Tuesday, 12 May 2009
Drivers using hands-free mobile phones
A hands-free mobile phone using HGV driver on Oxford Street yesterday.
What could be a more eloquent sign of the vacuity of 'road safety' as an ideology than the government's failure to ban the use of hands-free mobile phones by drivers, or the total silence of senior police officers on the subject?
Yesterday on Oxford Street I spotted this hands-free mobile-phone-using HGV driver. I think he was breaking the law by driving on Oxford Street (this section between Oxford Circus and Tottenham Court Road is, as far as I'm aware, restricted to cyclists, buses and taxis only). But even though articulated lorries are involved in the majority of London cycling fatalities, this driver was free to chatter on a hands-free mobile for as long as he liked.
Driver reaction times, such as the time taken to apply the brakes or steer away from danger, are significantly slower when driving whilst using a hands-free mobile phone than when driving whilst over the legal alcohol limit.

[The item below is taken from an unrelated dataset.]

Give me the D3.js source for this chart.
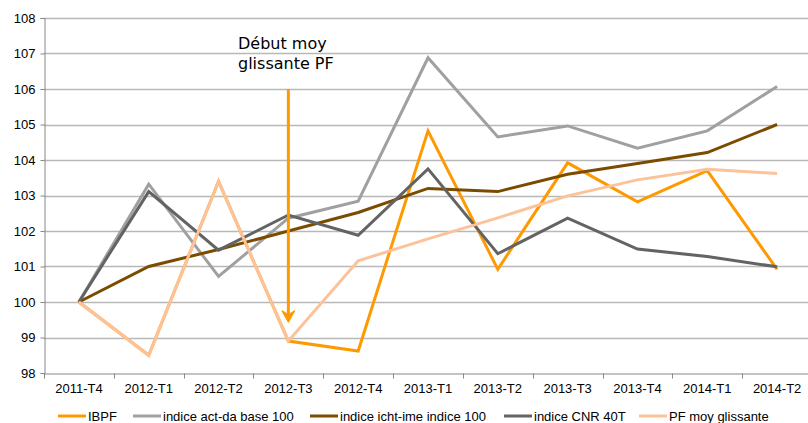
<!DOCTYPE html>
<html>
<head>
<meta charset="utf-8">
<script src="https://cdn.jsdelivr.net/npm/d3@7"></script>
<style>
body { margin: 0; background: #fff; }
svg { display: block; font-family: "Liberation Sans", Arial, sans-serif; }
</style>
</head>
<body>
<div id="chart"></div>
<script>
var ctx = { w: 808, h: 423 };

var categories = ["2011-T4", "2012-T1", "2012-T2", "2012-T3", "2012-T4", "2013-T1",
    "2013-T2", "2013-T3", "2013-T4", "2014-T1", "2014-T2"];
var yTicks = [98, 99, 100, 101, 102, 103, 104, 105, 106, 107, 108];

var ibpf = [100, 98.5, 103.4, 98.9, 98.62, 104.82, 100.92, 103.92, 102.82, 103.7, 100.92];
var actDa = [100, 103.32, 100.72, 102.36, 102.84, 106.88, 104.65, 104.96, 104.33, 104.82, 106.07];
var ichtIme = [100, 101.0, 101.48, 102.0, 102.52, 103.2, 103.11, 103.6, 103.9, 104.21, 105.0];
var cnr = [100, 103.11, 101.46, 102.45, 101.88, 103.75, 101.36, 102.36, 101.49, 101.28, 100.99];
var pfMoy = [100, 98.5, 103.4, 98.9, 101.16, 101.78, 102.37, 102.99, 103.44, 103.74, 103.62];

var seriesNames = ["IBPF", "indice act-da base 100", "indice icht-ime indice 100",
    "indice CNR 40T", "PF moy glissante"];
var seriesColors = ["#ff9900", "#a0a0a0", "#7b4c00", "#636363", "#fcc29a"];
var seriesValues = [ibpf, actDa, ichtIme, cnr, pfMoy];

var svg = d3.select("#chart").append("svg")
    .attr("width", ctx.w)
    .attr("height", ctx.h);

var x = d3.scaleBand().domain(categories).range([44, 812]);
var y = d3.scaleLinear().domain([98, 108]).range([373, 18]);

// gridlines
svg.append("g").selectAll("line")
    .data(yTicks.slice(1))
    .enter().append("line")
    .attr("x1", 44).attr("x2", ctx.w)
    .attr("y1", function (d) { return Math.round(y(d)) + 0.5; })
    .attr("y2", function (d) { return Math.round(y(d)) + 0.5; })
    .attr("stroke", "#b8b8b8")
    .attr("stroke-width", 1.3);

// y axis
var yAxis = svg.append("g")
    .attr("transform", "translate(44.5,0)")
    .call(d3.axisLeft(y).tickValues(yTicks).tickSize(4).tickPadding(5).tickFormat(d3.format("d")))
    .attr("font-family", "Liberation Sans, Arial, sans-serif");
yAxis.select(".domain").attr("stroke", "#888");
yAxis.selectAll(".tick line").attr("stroke", "#888");
yAxis.selectAll("text").style("font-size", "13px").attr("fill", "#000");

// x axis
var xAxis = svg.append("g")
    .attr("transform", "translate(0," + (Math.round(y(98)) + 0.5) + ")")
    .call(d3.axisBottom(x).tickSize(0).tickPadding(10))
    .attr("font-family", "Liberation Sans, Arial, sans-serif");
xAxis.select(".domain").attr("stroke", "#888");
xAxis.selectAll("text").style("font-size", "13px").attr("fill", "#000");
xAxis.selectAll(".sep")
    .data(categories)
    .enter().append("line")
    .attr("class", "sep")
    .attr("x1", function (d) { return Math.round(x(d)) + 0.5; })
    .attr("x2", function (d) { return Math.round(x(d)) + 0.5; })
    .attr("y1", 0).attr("y2", 5)
    .attr("stroke", "#888");

// series lines
var line = d3.line()
    .x(function (d, i) { return x(categories[i]) + x.bandwidth() / 2; })
    .y(function (d) { return y(d); });

svg.append("g").selectAll("path")
    .data(seriesValues)
    .enter().append("path")
    .attr("d", line)
    .attr("fill", "none")
    .attr("stroke", function (d, i) { return seriesColors[i]; })
    .attr("stroke-width", 3)
    .attr("stroke-linejoin", "miter");

// annotation arrow
var ax = x("2012-T3") + x.bandwidth() / 2;
svg.append("line")
    .attr("x1", ax).attr("x2", ax)
    .attr("y1", y(106)).attr("y2", 318)
    .attr("stroke", "#ff9900")
    .attr("stroke-width", 3);
svg.append("path")
    .attr("d", "M" + (ax - 6) + ",311 L" + ax + ",322 L" + (ax + 6) + ",311 L" + ax + ",315 Z")
    .attr("fill", "#ff9900")
    .attr("stroke", "#ff9900")
    .attr("stroke-width", 1.5)
    .attr("stroke-linejoin", "round");

var note = svg.append("text")
    .attr("x", 238)
    .attr("y", 49)
    .style("font-family", "'DejaVu Sans', Verdana, sans-serif")
    .style("font-size", "16px")
    .attr("fill", "#000");
note.append("tspan").attr("x", 238).text("Début moy");
note.append("tspan").attr("x", 238).attr("dy", 20).text("glissante PF");

// legend
var legendX = [58, 133, 310, 504, 639];
var legend = svg.append("g").selectAll("g")
    .data(seriesNames)
    .enter().append("g")
    .attr("transform", function (d, i) { return "translate(" + legendX[i] + ",416)"; });
legend.append("line")
    .attr("x1", 0).attr("x2", 28)
    .attr("stroke", function (d, i) { return seriesColors[i]; })
    .attr("stroke-width", 3);
legend.append("text")
    .attr("x", 30)
    .attr("dy", "0.35em")
    .style("font-size", "13px")
    .attr("fill", "#000")
    .text(function (d) { return d; });
</script>
</body>
</html>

Research has shown that any conversation taking place in the vehicle is a major distraction, with drivers’ concentration levels reduced for an average of 10 minutes after the conversation has ended. However, despite the delayed reaction times, it is not illegal to have a hands free mobile conversation whilst driving. Consequently it was viewed as a ‘safe activity’ by people taking part in the research study.
Direct Line has found that 22% of drivers have made calls on a hands-free mobile whilst behind the wheel in the last year.
Maggie Game, head of car insurance at Direct Line, said: “Given that drink driving was responsible for 14,480 casualties, including 460 deaths, on the road in 2007, the potential for casualties from mobile phone use is frightening. Whilst serious injuries and death on the road as a result of drink driving are decreasing, the potential for mobile phones to be a contributory factor in serious road accidents can only increase.”